After 2 hours in the doctors office then 2 more hours at the hospital today, we still don't have answers BUT we are in the process of looking in places not yet explored. Dr. Brown (ha, GI with the last name Brown...tacky joke, I know) renewed his vow to me to not stop until he ruled out everything under the sun. He also reminded me how complicated my case is and that he is no closer to knowing what is going on than he was when he first saw me in the hospital. I didn't expect to leave his office with a diagnosis today so I wasn't letdown. I was praying for a plan, and God answered. A plan we have and it involves 'collections' and the Mayo Clinic as well as some blood work and imaging. I have a few more visits to the hospital to make this weekend and Monday so I have to keep on my lovely hospital bracelet...should make for interesting discussions when in the presence of unknowing folks. At this point, I really don't care.
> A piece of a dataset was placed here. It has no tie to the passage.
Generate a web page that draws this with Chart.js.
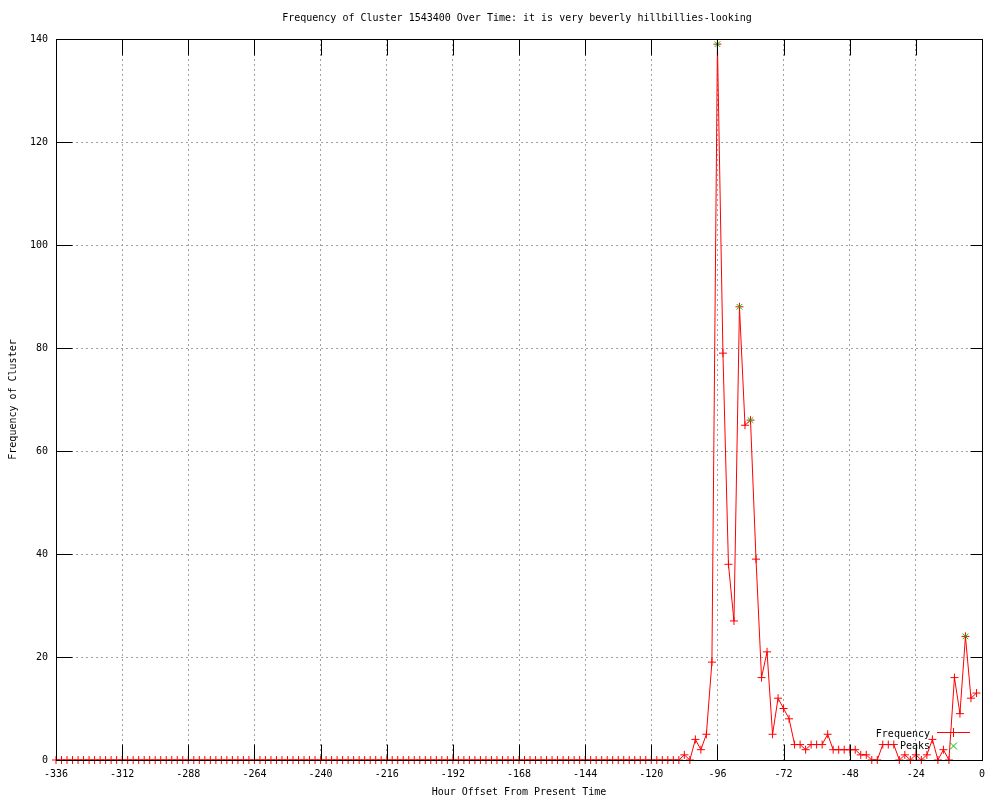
<!DOCTYPE html>
<html>
<head>
<meta charset="utf-8">
<script src="https://cdn.jsdelivr.net/npm/chart.js@4"></script>
<style>
  body { margin: 0; background: #fff; }
  #wrap { width: 1000px; height: 800px; position: relative; }
</style>
</head>
<body>
<div id="wrap"><canvas id="clusterChart"></canvas></div>
<script>
const chartTitle = 'Frequency of Cluster 1543400 Over Time: it is very beverly hillbillies-looking';

// hour offsets, one sample every 2 hours
const hours = [
  -336, -334, -332, -330, -328, -326, -324, -322, -320, -318, -316, -314, -312, -310, -308, -306,
  -304, -302, -300, -298, -296, -294, -292, -290, -288, -286, -284, -282, -280, -278, -276, -274,
  -272, -270, -268, -266, -264, -262, -260, -258, -256, -254, -252, -250, -248, -246, -244, -242,
  -240, -238, -236, -234, -232, -230, -228, -226, -224, -222, -220, -218, -216, -214, -212, -210,
  -208, -206, -204, -202, -200, -198, -196, -194, -192, -190, -188, -186, -184, -182, -180, -178,
  -176, -174, -172, -170, -168, -166, -164, -162, -160, -158, -156, -154, -152, -150, -148, -146,
  -144, -142, -140, -138, -136, -134, -132, -130, -128, -126, -124, -122, -120, -118, -116, -114,
  -112, -110, -108, -106, -104, -102, -100, -98, -96, -94, -92, -90, -88, -86, -84, -82,
  -80, -78, -76, -74, -72, -70, -68, -66, -64, -62, -60, -58, -56, -54, -52, -50,
  -48, -46, -44, -42, -40, -38, -36, -34, -32, -30, -28, -26, -24, -22, -20, -18,
  -16, -14, -12, -10, -8, -6, -4, -2
];

const frequency = [
  0, 0, 0, 0, 0, 0, 0, 0, 0, 0, 0, 0, 0, 0, 0, 0,
  0, 0, 0, 0, 0, 0, 0, 0, 0, 0, 0, 0, 0, 0, 0, 0,
  0, 0, 0, 0, 0, 0, 0, 0, 0, 0, 0, 0, 0, 0, 0, 0,
  0, 0, 0, 0, 0, 0, 0, 0, 0, 0, 0, 0, 0, 0, 0, 0,
  0, 0, 0, 0, 0, 0, 0, 0, 0, 0, 0, 0, 0, 0, 0, 0,
  0, 0, 0, 0, 0, 0, 0, 0, 0, 0, 0, 0, 0, 0, 0, 0,
  0, 0, 0, 0, 0, 0, 0, 0, 0, 0, 0, 0, 0, 0, 0, 0,
  0, 0, 1, 0, 4, 2, 5, 19, 139, 79, 38, 27, 88, 65, 66, 39,
  16, 21, 5, 12, 10, 8, 3, 3, 2, 3, 3, 3, 5, 2, 2, 2,
  2, 2, 1, 1, 0, 0, 3, 3, 3, 0, 1, 0, 1, 0, 1, 4,
  0, 2, 0, 16, 9, 24, 12, 13
];

const peakHours = [-96, -88, -84, -6];
const peakValues = [139, 88, 66, 24];

const xTicks = [-336, -312, -288, -264, -240, -216, -192, -168, -144, -120, -96, -72, -48, -24, 0];
const yTicks = [0, 20, 40, 60, 80, 100, 120, 140];

const FONT = '"DejaVu Sans Mono", "Liberation Mono", monospace';
const RED = '#ff0000';
const GREEN = '#00c000';

// frame, inward tick marks, title and legend (gnuplot look)
const gnuplotFrame = {
    id: 'gnuplotFrame',
    afterDraw(chart) {
        const c = chart.ctx;
        const a = chart.chartArea;
        const xs = chart.scales.x;
        const ys = chart.scales.y;
        const L = Math.round(a.left) + 0.5, R = Math.round(a.right) + 0.5;
        const T = Math.round(a.top) + 0.5, B = Math.round(a.bottom) + 0.5;
        c.save();
        c.strokeStyle = '#000';
        c.lineWidth = 1;
        c.beginPath();
        xTicks.forEach(v => {
            const px = Math.round(xs.getPixelForValue(v)) + 0.5;
            c.moveTo(px, B); c.lineTo(px, B - 16);
            c.moveTo(px, T); c.lineTo(px, T + 16);
        });
        yTicks.forEach(v => {
            const py = Math.round(ys.getPixelForValue(v)) + 0.5;
            c.moveTo(L, py); c.lineTo(L + 16, py);
            c.moveTo(R, py); c.lineTo(R - 12, py);
        });
        c.stroke();
        c.strokeRect(L, T, R - L, B - T);

        c.fillStyle = '#000';
        c.font = '10px ' + FONT;
        c.textAlign = 'center';
        c.textBaseline = 'middle';
        c.fillText(chartTitle, 517, 18);

        // legend
        c.textAlign = 'right';
        c.fillText('Frequency', 930, 734);
        c.fillText('Peaks', 930, 746);
        c.strokeStyle = RED;
        c.beginPath();
        c.moveTo(937, 732.5); c.lineTo(970, 732.5);
        c.moveTo(949, 732.5); c.lineTo(958, 732.5);
        c.moveTo(953.5, 728); c.lineTo(953.5, 737);
        c.stroke();
        c.strokeStyle = GREEN;
        c.beginPath();
        c.moveTo(950, 742.5); c.lineTo(957, 749.5);
        c.moveTo(957, 742.5); c.lineTo(950, 749.5);
        c.stroke();
        c.restore();
    }
};

const ctx = document.getElementById('clusterChart').getContext('2d');
const clusterChart = new Chart(ctx, {
    type: 'line',
    data: {
        datasets: [{
            label: 'Peaks',
            data: peakHours.map((h, i) => ({ x: h, y: peakValues[i] })),
            showLine: false,
            pointStyle: 'crossRot',
            pointRadius: 4,
            pointBorderWidth: 1,
            borderColor: GREEN,
            backgroundColor: GREEN,
            clip: false
        }, {
            label: 'Frequency',
            data: hours.map((h, i) => ({ x: h, y: frequency[i] })),
            borderColor: RED,
            backgroundColor: RED,
            borderWidth: 1,
            tension: 0,
            pointStyle: 'cross',
            pointRadius: 4,
            pointBorderWidth: 1,
            clip: false
        }]
    },
    options: {
        responsive: true,
        maintainAspectRatio: false,
        animation: false,
        events: [],
        layout: {
            padding: { top: 39, right: 18, left: 0, bottom: 0 }
        },
        plugins: {
            legend: { display: false },
            tooltip: { enabled: false }
        },
        scales: {
            x: {
                type: 'linear',
                min: -336,
                max: 0,
                afterFit: scale => { scale.height = 40; },
                afterBuildTicks: scale => { scale.ticks = xTicks.map(v => ({ value: v })); },
                ticks: {
                    color: '#000',
                    font: { family: FONT, size: 10 },
                    padding: 8,
                    maxRotation: 0,
                    autoSkip: false,
                    callback: v => String(v)
                },
                grid: {
                    color: '#a0a0a0',
                    drawTicks: false
                },
                border: { display: false, dash: [2, 3] },
                title: {
                    display: true,
                    text: 'Hour Offset From Present Time',
                    color: '#000',
                    font: { family: FONT, size: 10 },
                    padding: { top: 0, bottom: 2 }
                }
            },
            y: {
                min: 0,
                max: 140,
                afterFit: scale => { scale.width = 56; },
                afterBuildTicks: scale => { scale.ticks = yTicks.map(v => ({ value: v })); },
                ticks: {
                    color: '#000',
                    font: { family: FONT, size: 10 },
                    padding: 8,
                    callback: v => String(v)
                },
                grid: {
                    color: '#a0a0a0',
                    drawTicks: false
                },
                border: { display: false, dash: [2, 3] },
                title: {
                    display: true,
                    text: 'Frequency of Cluster',
                    color: '#000',
                    font: { family: FONT, size: 10 },
                    padding: { top: 7, bottom: 0 }
                }
            }
        }
    },
    plugins: [gnuplotFrame]
});
</script>
</body>
</html>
If you know me enough to inquire about a hospital bracelet and don't at least *think* something is going on then you are blind as a damn bat.
I am tired, frustrated, uncomfortable, scared and ready to have my life back but I am not hopeless and that makes the rest of it a wee bit easier to handle.
And to answer the question everyone asks when I go to the doctor...today's weight was 119 before deductions for shoes and clothes...so almost 30 pounds in 3ish months.